L’article que l’on va lire sort des sentiers battus par son fond autant que sa forme qui pourra quelquefois surprendre ou choquer. En fait, l'auteur n’a rien du pacifiste classique qu’il exécute avec brio dès son entrée en matières. Son titre, choisi pour être un peu fracassant, signifie en pratique que le militaire contemporain est fait pour empêcher la guerre, mais pour cela il faut qu’il soit prêt à la faire. Ce paradoxe est incompréhensible à la plupart de nos concitoyens, pris dans un autre pacifisme, celui du confort et de la facilité. Dans sa dernière partie, la pensée de l'auteur s’élève à un très haut niveau, celui de la nature de l’État, qu’il ne faut ni déprécier ni déifier. Les militaires seront toujours dans une position morale, inconfortable, « prêts à une guerre impossible, ayant en esprit un idéal que contredisent leurs moyens ».
Naissance du pacifisme - Fragilité du nouveau-né
Dans l’armée, le pacifisme a mauvaise presse. Qui s’en étonnerait ? Le général de Gaulle, qui avait le goût des vérités essentielles, a observé « qu’une élite militaire qui ne vivrait pas avec le désir de se battre tomberait vite en décadence ».
Jusqu’à maintenant, résister au pacifisme a été tâche facile : ni le pacifiste idéaliste, ni le pacifiste « scientifique » ne mettent en malaise la conscience du militaire. Les faiblesses du premier sont évidentes. On le soupçonne, à tort sans doute, de couardise. Avec plus de raison, on constate qu’il se désolidarise de la nation, entité qu’il faut bien poser en postulat, sous peine de clore le débat. Enfin, et c’est là sa déroute, le soupçon de faute personnelle qui pèse sur « l’objecteur », il le retourne, par sa seule prise de position, avec une intolérable désinvolture : monopolisant la vertu, il fait de la défense armée un crime, du soldat un affreux. Dans son agressivité bigote, notre agneau s est fait loup.
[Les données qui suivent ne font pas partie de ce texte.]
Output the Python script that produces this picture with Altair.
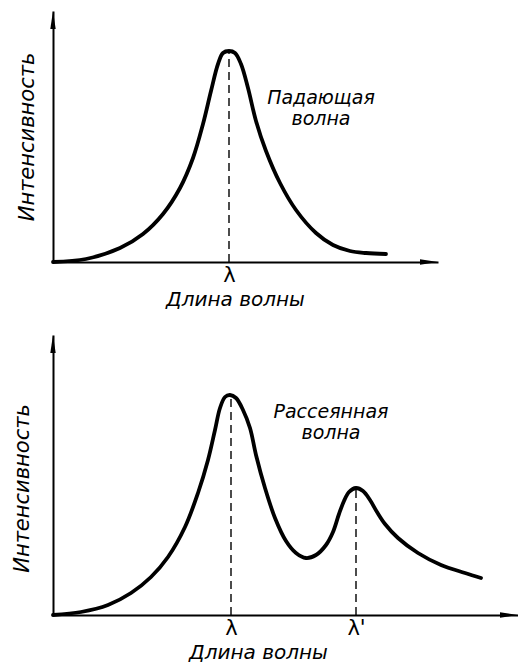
import json
import altair as alt
import pandas as pd

FONT = "DejaVu Sans"

# ---- Top panel: incident wave ----
inc_x = [0, 33, 67, 90, 110, 127, 140, 150, 158, 165, 170, 176, 182, 188, 195, 203, 213, 227, 243, 263, 280, 297, 313, 333]
inc_y = [0, 3, 14, 28, 48, 74, 104, 138, 171, 198, 209, 211, 209, 198, 174, 141, 111, 79, 52, 29, 17, 11, 9, 8]
inc_peaks_x = [176]
inc_peaks_y = [211]
inc_tick_labels = ["λ"]
inc_note = "Падающая\nволна"
inc_note_xy = (268, 164)

# ---- Bottom panel: scattered wave ----
sc_x = [0, 28, 55, 78, 98, 115, 132, 145, 155, 162, 167, 172, 177, 183, 190, 197, 203, 212, 222, 233, 243,
        253, 263, 273, 280, 286, 291, 296, 303, 310, 317, 324, 332, 345, 365, 388, 412, 428]
sc_y = [0, 3, 10, 22, 38, 58, 88, 122, 155, 185, 207, 218, 220, 217, 205, 187, 160, 127, 97, 74, 62,
        57, 60, 70, 83, 101, 114, 123, 127, 124, 115, 103, 91, 77, 62, 50, 42, 37]
sc_peaks_x = [178, 303]
sc_peaks_y = [220, 127]
sc_tick_labels = ["λ", "λ'"]
sc_note = "Рассеянная\nволна"
sc_note_xy = (278, 203)

X_TITLE = "Длина волны"
Y_TITLE = "Интенсивность"


def label_expr(values, labels):
    expr = json.dumps(labels[-1], ensure_ascii=False)
    for v, lab in reversed(list(zip(values[:-1], labels[:-1]))):
        expr = f"datum.value == {v} ? {json.dumps(lab, ensure_ascii=False)} : ({expr})"
    return expr


def panel(cx, cy, pk_x, pk_y, tick_labels, note, note_xy, xmax, ymax, w, h,
          title_x, ytitle_pad, ytitle_y=None):
    xs = alt.Scale(domain=[0, xmax], nice=False, zero=False)
    ys = alt.Scale(domain=[0, ymax], nice=False, zero=False)
    xaxis = alt.Axis(
        values=pk_x, labelExpr=label_expr(pk_x, tick_labels), title=X_TITLE,
        domain=True, domainColor="black", domainWidth=2, ticks=False, grid=False,
        labelFont=FONT, labelFontSize=21, labelColor="black", labelPadding=2,
        titleFont=FONT, titleFontSize=20, titleFontStyle="italic", titleFontWeight="normal",
        titleColor="black", titlePadding=4, titleX=title_x,
    )
    yargs = dict(
        labels=False, ticks=False, grid=False, domain=True, domainColor="black", domainWidth=2,
        title=Y_TITLE, titleFont=FONT, titleFontSize=21, titleFontStyle="italic",
        titleFontWeight="normal", titleColor="black", titlePadding=ytitle_pad,
    )
    if ytitle_y is not None:
        yargs["titleY"] = ytitle_y
    yaxis = alt.Axis(**yargs)

    X = lambda f="x": alt.X(f"{f}:Q", scale=xs, axis=xaxis)
    Y = lambda f="y": alt.Y(f"{f}:Q", scale=ys, axis=yaxis)

    curve = alt.Chart(pd.DataFrame({"x": cx, "y": cy})).mark_line(
        color="black", strokeWidth=3.8, interpolate="catmull-rom", strokeCap="round"
    ).encode(x=X(), y=Y())

    dashes = alt.Chart(pd.DataFrame({"x": pk_x, "y": [0] * len(pk_x), "y2": pk_y})).mark_rule(
        color="black", strokeWidth=1.4, strokeDash=[8, 5]
    ).encode(x=X(), y=Y(), y2="y2:Q")

    arrow_len = 18
    arrows_x = alt.Chart(pd.DataFrame({"x": [xmax - arrow_len / 2], "y": [0]})).mark_point(
        shape="M-1,-0.3L1,0L-1,0.3Z", size=arrow_len ** 2, filled=True, color="black", opacity=1
    ).encode(x=X(), y=Y())
    arrows_y = alt.Chart(pd.DataFrame({"x": [0], "y": [ymax - arrow_len / 2]})).mark_point(
        shape="M-0.3,1L0,-1L0.3,1Z", size=arrow_len ** 2, filled=True, color="black", opacity=1
    ).encode(x=X(), y=Y())

    text = alt.Chart(pd.DataFrame({"x": [note_xy[0]], "y": [note_xy[1]], "t": [note]})).mark_text(
        font=FONT, fontSize=19, fontStyle="italic", color="black", lineBreak="\n",
        lineHeight=21, align="center", baseline="middle"
    ).encode(x=X(), y=Y(), text="t:N")

    return alt.layer(curve, dashes, arrows_x, arrows_y, text).properties(width=w, height=h)


top = panel(inc_x, inc_y, inc_peaks_x, inc_peaks_y, inc_tick_labels, inc_note, inc_note_xy,
            385, 251, 385, 251, title_x=182, ytitle_pad=16)
bottom = panel(sc_x, sc_y, sc_peaks_x, sc_peaks_y, sc_tick_labels, sc_note, sc_note_xy,
               465, 280, 465, 280, title_x=205, ytitle_pad=21, ytitle_y=153)

chart = alt.vconcat(top, bottom, spacing=26).properties(
    padding={"left": 11, "top": 10, "right": 0, "bottom": 0},
    background="white",
).configure_view(stroke=None)

chart.save("out.html", embed_options={"renderer": "svg", "actions": False})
Pas de droit de cité, donc, pour le pacifiste : négateur de la cité, comment y aurait-il place ? Et lorsqu’on a commis l’imprudence de l’y tolérer, n’a-t-il pas fallu aussitôt le parquer dans le ghetto d’un statut — celui des objecteurs de conscience — puis dérober même le ghetto aux regards, de crainte qu’il ne contamine les citoyens (1).
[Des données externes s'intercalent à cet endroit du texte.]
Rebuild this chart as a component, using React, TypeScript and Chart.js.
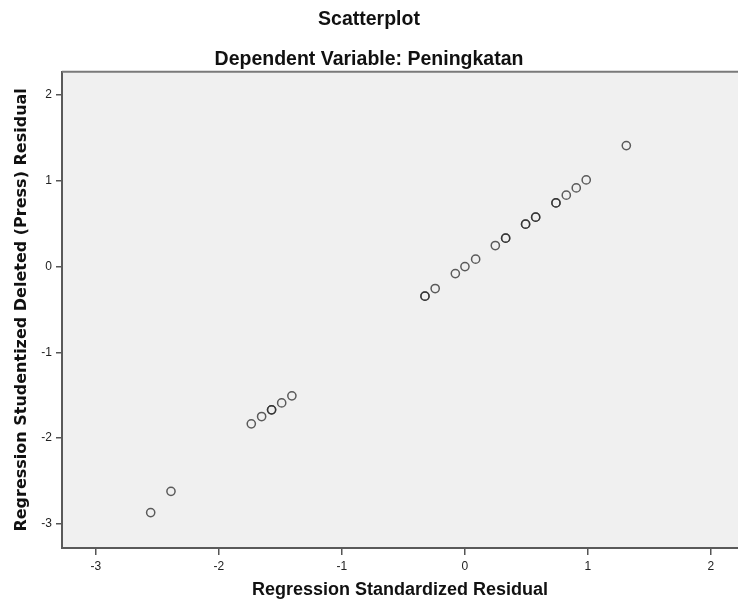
import React, { useEffect, useRef } from "react";
import { Chart, registerables } from "chart.js";

Chart.register(...registerables);

const chartTitle = "Scatterplot";
const chartSubtitle = "Dependent Variable: Peningkatan";
const xAxisTitle = "Regression Standardized Residual";
const yAxisTitle = "Regression Studentized Deleted (Press) Residual";

const standardizedResidual = [
  -2.555, -2.39, -1.737, -1.653, -1.572, -1.572, -1.49, -1.407, -0.325, -0.325,
  -0.242, -0.078, 0.0, 0.087, 0.247, 0.331, 0.331, 0.493, 0.493, 0.575, 0.575,
  0.74, 0.74, 0.824, 0.905, 0.986, 1.312,
];
const studentizedDeletedResidual = [
  -2.867, -2.62, -1.833, -1.748, -1.67, -1.67, -1.589, -1.507, -0.345, -0.345,
  -0.256, -0.082, 0.0, 0.086, 0.245, 0.331, 0.331, 0.494, 0.494, 0.576, 0.576,
  0.742, 0.742, 0.832, 0.917, 1.01, 1.41,
];

const xRange = [-3.276, 2.22];
const yRange = [-3.28, 2.27];

const plotBackground = {
  id: "plotBackground",
  beforeDraw(chart: any) {
    const { ctx, chartArea } = chart;
    if (!chartArea) return;
    ctx.save();
    ctx.fillStyle = "#F0F0F0";
    ctx.fillRect(chartArea.left, chartArea.top, chartArea.right - chartArea.left, chartArea.bottom - chartArea.top);
    ctx.restore();
  },
  afterDraw(chart: any) {
    const { ctx, chartArea } = chart;
    if (!chartArea) return;
    ctx.save();
    ctx.strokeStyle = "#7a7a7a";
    ctx.lineWidth = 2;
    ctx.beginPath();
    ctx.moveTo(chartArea.left, chartArea.top);
    ctx.lineTo(chartArea.right, chartArea.top);
    ctx.stroke();
    ctx.restore();
  },
};

export default function App() {
  const canvasRef = useRef<HTMLCanvasElement | null>(null);

  useEffect(() => {
    document.body.style.margin = "0";
    const canvas = canvasRef.current;
    if (!canvas) return;
    const points = standardizedResidual.map((x, i) => ({ x, y: studentizedDeletedResidual[i] }));
    const chart = new Chart(canvas, {
      type: "scatter",
      data: {
        datasets: [
          {
            data: points,
            pointStyle: "circle",
            pointRadius: 4.1,
            pointHoverRadius: 4.1,
            borderWidth: 1.5,
            pointBorderColor: "rgba(40,40,40,0.75)",
            pointBackgroundColor: "rgba(0,0,0,0)",
          },
        ],
      },
      options: {
        animation: false,
        responsive: false,
        maintainAspectRatio: false,
        layout: { padding: 0, autoPadding: false },
        plugins: {
          legend: { display: false },
          tooltip: { enabled: false },
          title: {
            display: true,
            text: chartTitle,
            color: "#111",
            font: { family: "'Liberation Sans', Arial, sans-serif", size: 19.5, weight: "bold" },
            padding: { top: 8, bottom: 17 },
          },
          subtitle: {
            display: true,
            text: chartSubtitle,
            color: "#111",
            font: { family: "'Liberation Sans', Arial, sans-serif", size: 19.5, weight: "bold" },
            padding: { top: 0, bottom: 0 },
          },
        },
        scales: {
          x: {
            type: "linear",
            position: "bottom",
            min: xRange[0],
            max: xRange[1],
            afterFit: (scale: any) => {
              scale.height = 61;
            },
            ticks: {
              stepSize: 1,
              includeBounds: false,
              padding: 4,
              color: "#222",
              font: { family: "'Liberation Sans', Arial, sans-serif", size: 12 },
            },
            grid: {
              drawOnChartArea: false,
              drawTicks: true,
              tickLength: 7,
              color: "#555",
              lineWidth: 1.5,
            },
            border: { display: true, color: "#5a5a5a", width: 2 },
            title: {
              display: true,
              text: xAxisTitle,
              color: "#111",
              font: { family: "'Liberation Sans', Arial, sans-serif", size: 18, weight: "bold" },
              padding: { top: 0, bottom: 8 },
            },
          },
          y: {
            type: "linear",
            position: "left",
            min: yRange[0],
            max: yRange[1],
            afterFit: (scale: any) => {
              scale.width = 62;
            },
            ticks: {
              stepSize: 1,
              includeBounds: false,
              padding: 4,
              color: "#222",
              font: { family: "'Liberation Sans', Arial, sans-serif", size: 12 },
            },
            grid: {
              drawOnChartArea: false,
              drawTicks: true,
              tickLength: 6,
              color: "#555",
              lineWidth: 1.5,
            },
            border: { display: true, color: "#5a5a5a", width: 2 },
            title: {
              display: true,
              text: yAxisTitle,
              color: "#111",
              font: { family: "'DejaVu Sans', Verdana, sans-serif", size: 16, weight: "bold" },
              padding: { top: 12, bottom: 0 },
            },
          },
        },
      },
      plugins: [plotBackground],
    });
    return () => chart.destroy();
  }, []);

  return (
    <div style={{ width: 738, height: 609, background: "#fff" }}>
      <canvas ref={canvasRef} width={738} height={609} style={{ display: "block" }} />
    </div>
  );
}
Le pacifiste scientifique (2), l’irénologue qui scrute le comportement des collectivités pour assurer la paix future, est un interlocuteur plus sérieux. Ce n’est pas au demeurant sans inquiétude que les militaires ont vu ce nouveau chercheur fouiner dans leur domaine ; ils se demandent si d’aventure il ne va pas trouver, autre pierre philosophale, la cause unique de la guerre, et donc le moyen de la bannir. Crainte vaine ; jusqu’à maintenant, le chercheur se réfute lui-même et ses conclusions sont pessimistes : en cette matière, un peu plus de lumière sur ce qui a eu lieu ne fait pas entrevoir comment agir pour en éviter le retour. Se confirme là l’heureuse impuissance des « sciences humaines ».